*** RECORDED DATA
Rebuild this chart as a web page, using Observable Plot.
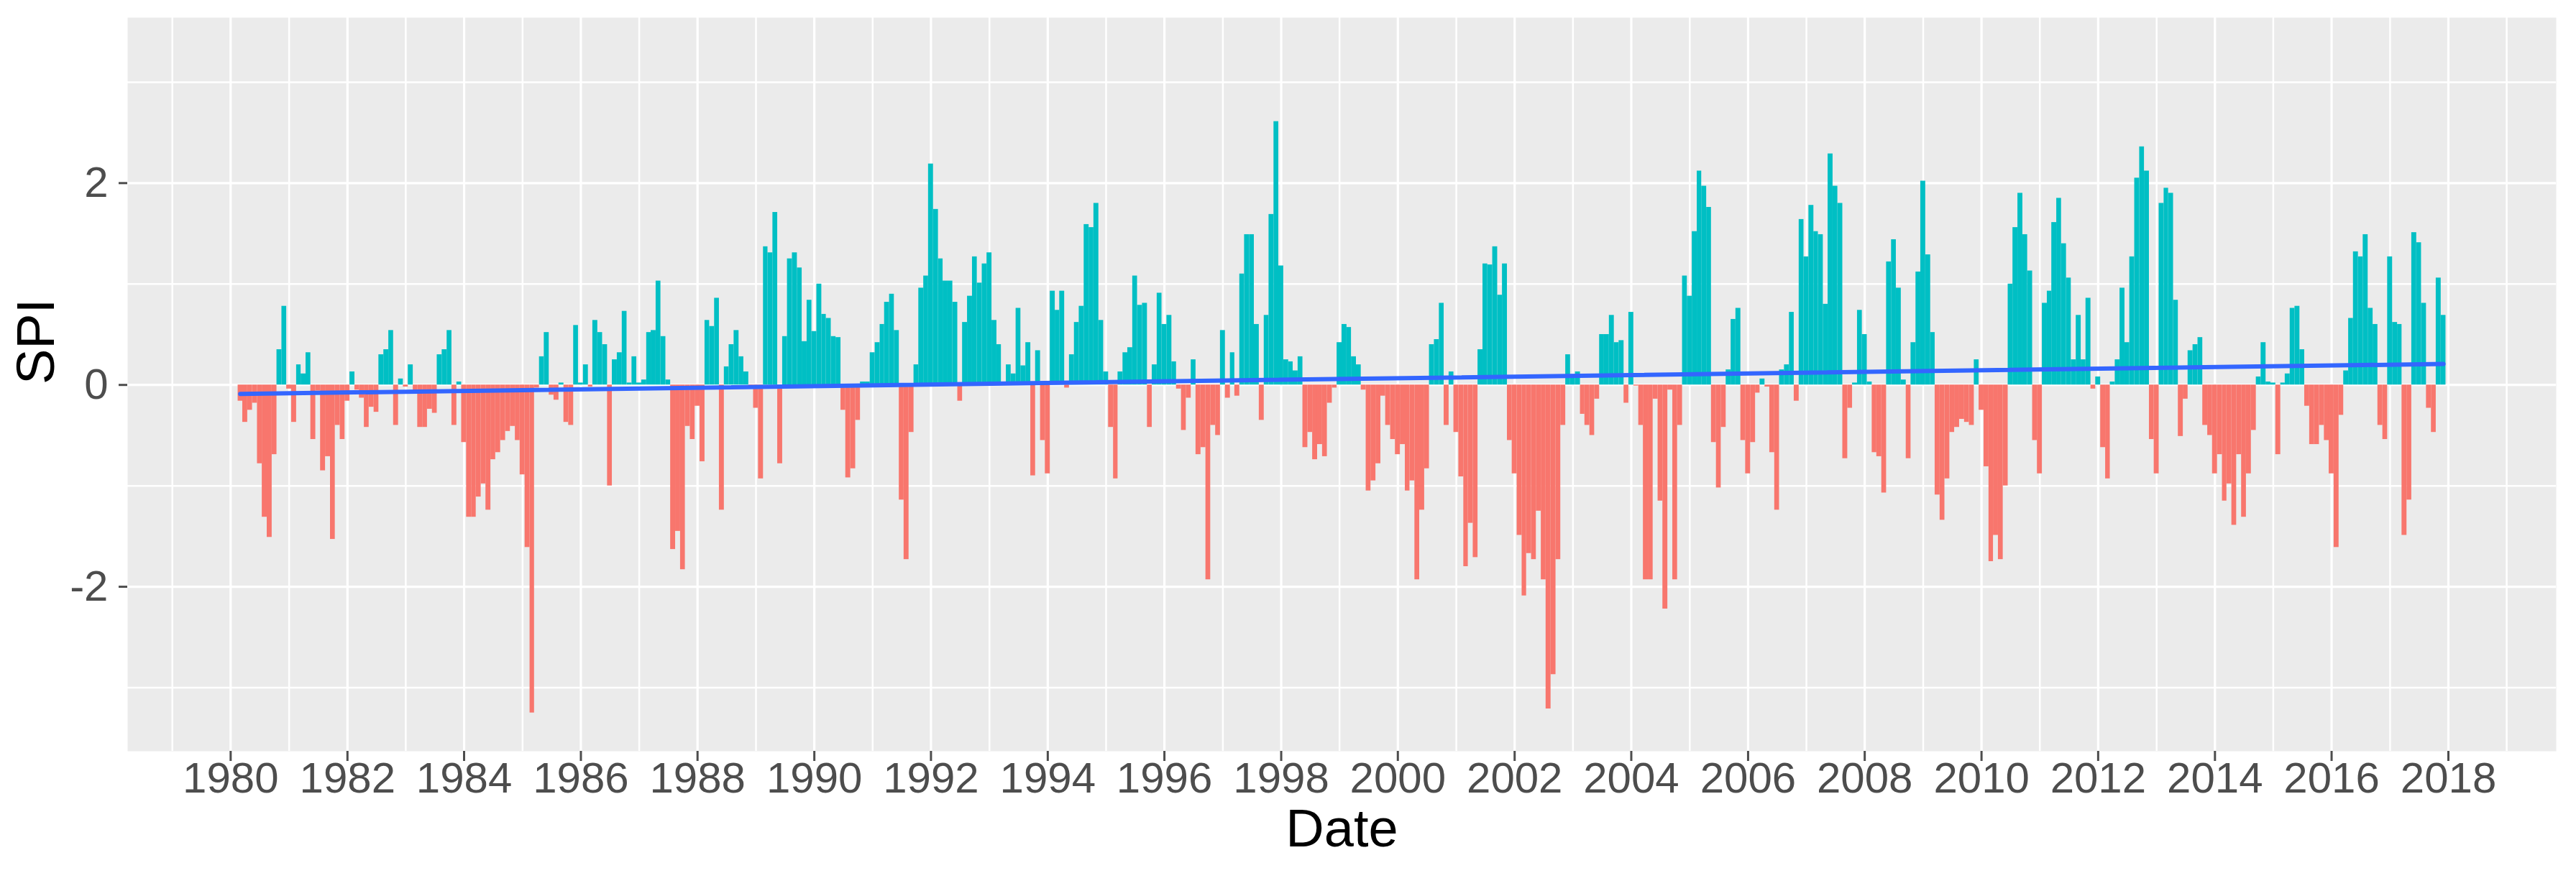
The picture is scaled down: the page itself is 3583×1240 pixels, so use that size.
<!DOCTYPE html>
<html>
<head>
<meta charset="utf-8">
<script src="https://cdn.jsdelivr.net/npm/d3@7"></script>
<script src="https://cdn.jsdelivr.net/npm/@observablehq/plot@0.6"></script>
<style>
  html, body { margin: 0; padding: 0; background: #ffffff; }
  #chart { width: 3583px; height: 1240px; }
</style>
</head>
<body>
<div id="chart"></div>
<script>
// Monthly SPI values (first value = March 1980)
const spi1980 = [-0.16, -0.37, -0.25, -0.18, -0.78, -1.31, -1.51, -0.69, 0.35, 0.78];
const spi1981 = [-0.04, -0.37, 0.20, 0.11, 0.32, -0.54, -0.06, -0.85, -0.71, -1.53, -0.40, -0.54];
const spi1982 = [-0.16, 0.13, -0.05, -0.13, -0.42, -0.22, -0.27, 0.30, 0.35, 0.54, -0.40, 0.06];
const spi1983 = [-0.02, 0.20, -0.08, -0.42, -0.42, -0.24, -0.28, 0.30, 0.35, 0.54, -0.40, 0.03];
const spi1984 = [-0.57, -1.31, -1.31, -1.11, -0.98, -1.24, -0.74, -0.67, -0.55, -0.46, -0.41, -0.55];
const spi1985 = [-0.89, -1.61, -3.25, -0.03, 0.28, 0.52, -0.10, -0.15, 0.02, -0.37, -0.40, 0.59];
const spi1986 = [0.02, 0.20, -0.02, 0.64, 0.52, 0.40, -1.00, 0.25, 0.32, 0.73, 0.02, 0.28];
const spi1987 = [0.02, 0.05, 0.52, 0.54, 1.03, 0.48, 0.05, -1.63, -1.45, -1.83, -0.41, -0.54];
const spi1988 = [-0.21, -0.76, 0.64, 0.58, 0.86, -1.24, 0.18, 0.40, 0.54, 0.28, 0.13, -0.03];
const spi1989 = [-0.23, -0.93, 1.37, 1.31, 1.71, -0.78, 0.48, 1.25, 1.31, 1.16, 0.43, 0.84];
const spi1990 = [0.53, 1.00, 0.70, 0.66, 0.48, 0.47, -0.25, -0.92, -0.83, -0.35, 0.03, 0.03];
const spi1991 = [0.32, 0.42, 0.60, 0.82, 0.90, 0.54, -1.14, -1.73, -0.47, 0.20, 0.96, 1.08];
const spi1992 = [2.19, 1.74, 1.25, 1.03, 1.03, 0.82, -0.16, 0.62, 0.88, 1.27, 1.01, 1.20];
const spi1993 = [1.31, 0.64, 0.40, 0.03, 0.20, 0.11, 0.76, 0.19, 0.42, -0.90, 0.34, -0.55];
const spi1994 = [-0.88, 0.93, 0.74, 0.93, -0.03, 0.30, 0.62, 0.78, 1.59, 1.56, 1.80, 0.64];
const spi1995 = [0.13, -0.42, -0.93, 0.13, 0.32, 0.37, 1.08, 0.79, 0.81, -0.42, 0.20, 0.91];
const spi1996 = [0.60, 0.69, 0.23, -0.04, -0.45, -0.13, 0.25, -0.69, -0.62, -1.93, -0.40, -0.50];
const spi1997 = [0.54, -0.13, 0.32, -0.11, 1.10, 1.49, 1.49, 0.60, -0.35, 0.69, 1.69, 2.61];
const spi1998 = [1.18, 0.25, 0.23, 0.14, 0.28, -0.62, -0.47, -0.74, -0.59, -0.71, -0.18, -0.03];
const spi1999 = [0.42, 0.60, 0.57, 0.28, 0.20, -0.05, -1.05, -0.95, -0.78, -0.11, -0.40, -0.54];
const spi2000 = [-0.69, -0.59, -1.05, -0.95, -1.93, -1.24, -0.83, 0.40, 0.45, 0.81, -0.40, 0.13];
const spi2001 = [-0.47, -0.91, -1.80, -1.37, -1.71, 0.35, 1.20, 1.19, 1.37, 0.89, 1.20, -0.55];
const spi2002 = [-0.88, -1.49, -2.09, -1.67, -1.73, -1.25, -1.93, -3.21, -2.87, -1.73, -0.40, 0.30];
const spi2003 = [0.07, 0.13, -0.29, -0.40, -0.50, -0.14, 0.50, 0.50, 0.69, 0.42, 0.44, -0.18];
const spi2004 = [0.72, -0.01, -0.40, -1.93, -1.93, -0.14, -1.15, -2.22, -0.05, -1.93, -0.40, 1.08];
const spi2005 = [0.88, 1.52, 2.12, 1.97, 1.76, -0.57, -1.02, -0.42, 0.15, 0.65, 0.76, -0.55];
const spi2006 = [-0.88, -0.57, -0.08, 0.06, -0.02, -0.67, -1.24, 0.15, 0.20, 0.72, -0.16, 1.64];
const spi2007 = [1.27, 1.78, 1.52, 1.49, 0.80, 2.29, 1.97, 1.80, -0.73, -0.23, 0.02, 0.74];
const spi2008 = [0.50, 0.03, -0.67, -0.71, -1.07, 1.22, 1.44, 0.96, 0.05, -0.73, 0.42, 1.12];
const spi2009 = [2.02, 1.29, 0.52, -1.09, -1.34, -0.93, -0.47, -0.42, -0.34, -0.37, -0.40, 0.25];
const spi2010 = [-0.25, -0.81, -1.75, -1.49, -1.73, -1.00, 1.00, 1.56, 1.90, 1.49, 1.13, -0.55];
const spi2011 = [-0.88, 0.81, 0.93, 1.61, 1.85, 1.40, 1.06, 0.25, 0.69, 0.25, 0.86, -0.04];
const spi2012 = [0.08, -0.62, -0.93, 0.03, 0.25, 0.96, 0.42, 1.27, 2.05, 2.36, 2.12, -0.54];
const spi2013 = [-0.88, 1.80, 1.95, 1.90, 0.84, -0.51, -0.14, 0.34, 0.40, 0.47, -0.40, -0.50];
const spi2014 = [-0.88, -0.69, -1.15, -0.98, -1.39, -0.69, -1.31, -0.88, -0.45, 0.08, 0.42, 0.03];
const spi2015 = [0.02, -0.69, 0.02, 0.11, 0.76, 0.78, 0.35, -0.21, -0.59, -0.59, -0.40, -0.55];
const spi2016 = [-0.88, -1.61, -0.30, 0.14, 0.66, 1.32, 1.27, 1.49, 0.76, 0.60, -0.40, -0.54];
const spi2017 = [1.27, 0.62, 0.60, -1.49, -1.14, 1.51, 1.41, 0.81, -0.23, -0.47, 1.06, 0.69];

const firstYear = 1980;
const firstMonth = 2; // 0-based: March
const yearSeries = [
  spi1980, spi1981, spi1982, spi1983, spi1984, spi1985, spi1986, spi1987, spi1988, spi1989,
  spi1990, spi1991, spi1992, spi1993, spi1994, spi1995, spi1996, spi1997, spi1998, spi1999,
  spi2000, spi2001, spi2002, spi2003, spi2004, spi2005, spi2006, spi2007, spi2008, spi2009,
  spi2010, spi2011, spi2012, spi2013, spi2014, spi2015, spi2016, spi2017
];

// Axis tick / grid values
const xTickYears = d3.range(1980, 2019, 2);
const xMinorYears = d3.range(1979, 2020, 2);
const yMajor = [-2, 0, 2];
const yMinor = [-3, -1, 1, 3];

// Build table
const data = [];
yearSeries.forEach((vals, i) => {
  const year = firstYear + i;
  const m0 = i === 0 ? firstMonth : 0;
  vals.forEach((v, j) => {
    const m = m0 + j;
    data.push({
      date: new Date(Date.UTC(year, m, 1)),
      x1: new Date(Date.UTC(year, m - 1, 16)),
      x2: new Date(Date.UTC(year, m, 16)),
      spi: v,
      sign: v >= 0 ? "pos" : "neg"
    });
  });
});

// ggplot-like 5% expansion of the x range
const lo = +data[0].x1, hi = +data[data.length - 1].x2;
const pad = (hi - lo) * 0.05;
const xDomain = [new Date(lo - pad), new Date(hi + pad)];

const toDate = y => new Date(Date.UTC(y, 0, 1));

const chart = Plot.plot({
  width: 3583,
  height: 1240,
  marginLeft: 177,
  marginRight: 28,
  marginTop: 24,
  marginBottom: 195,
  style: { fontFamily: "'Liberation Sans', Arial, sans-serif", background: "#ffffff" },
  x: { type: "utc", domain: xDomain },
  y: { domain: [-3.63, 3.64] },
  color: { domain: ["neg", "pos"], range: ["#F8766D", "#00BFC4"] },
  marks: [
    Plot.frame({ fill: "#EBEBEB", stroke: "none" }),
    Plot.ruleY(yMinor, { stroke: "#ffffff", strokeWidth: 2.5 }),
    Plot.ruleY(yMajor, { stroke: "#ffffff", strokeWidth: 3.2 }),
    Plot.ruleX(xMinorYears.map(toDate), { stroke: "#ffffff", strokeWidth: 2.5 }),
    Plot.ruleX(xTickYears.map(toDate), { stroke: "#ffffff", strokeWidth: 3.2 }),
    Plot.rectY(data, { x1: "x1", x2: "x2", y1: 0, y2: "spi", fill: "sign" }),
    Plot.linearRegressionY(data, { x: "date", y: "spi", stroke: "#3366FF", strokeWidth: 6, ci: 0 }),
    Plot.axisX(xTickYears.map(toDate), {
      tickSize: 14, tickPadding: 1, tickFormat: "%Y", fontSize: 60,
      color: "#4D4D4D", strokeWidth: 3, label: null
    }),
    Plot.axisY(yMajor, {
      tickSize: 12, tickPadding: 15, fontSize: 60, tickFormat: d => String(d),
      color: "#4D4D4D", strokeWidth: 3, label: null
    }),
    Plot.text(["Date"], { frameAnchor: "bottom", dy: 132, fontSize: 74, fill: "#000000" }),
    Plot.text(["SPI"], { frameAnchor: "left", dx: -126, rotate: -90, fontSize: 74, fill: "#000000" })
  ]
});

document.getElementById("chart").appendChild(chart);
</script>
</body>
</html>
******
# PROBLEM TO SOLVE:
Where a line above holds the string "page", show that line.

# THE SOLUTION:
Rebuild this chart as a web page, using Observable Plot.
The picture is scaled down: the page itself is 3583×1240 pixels, so use that size.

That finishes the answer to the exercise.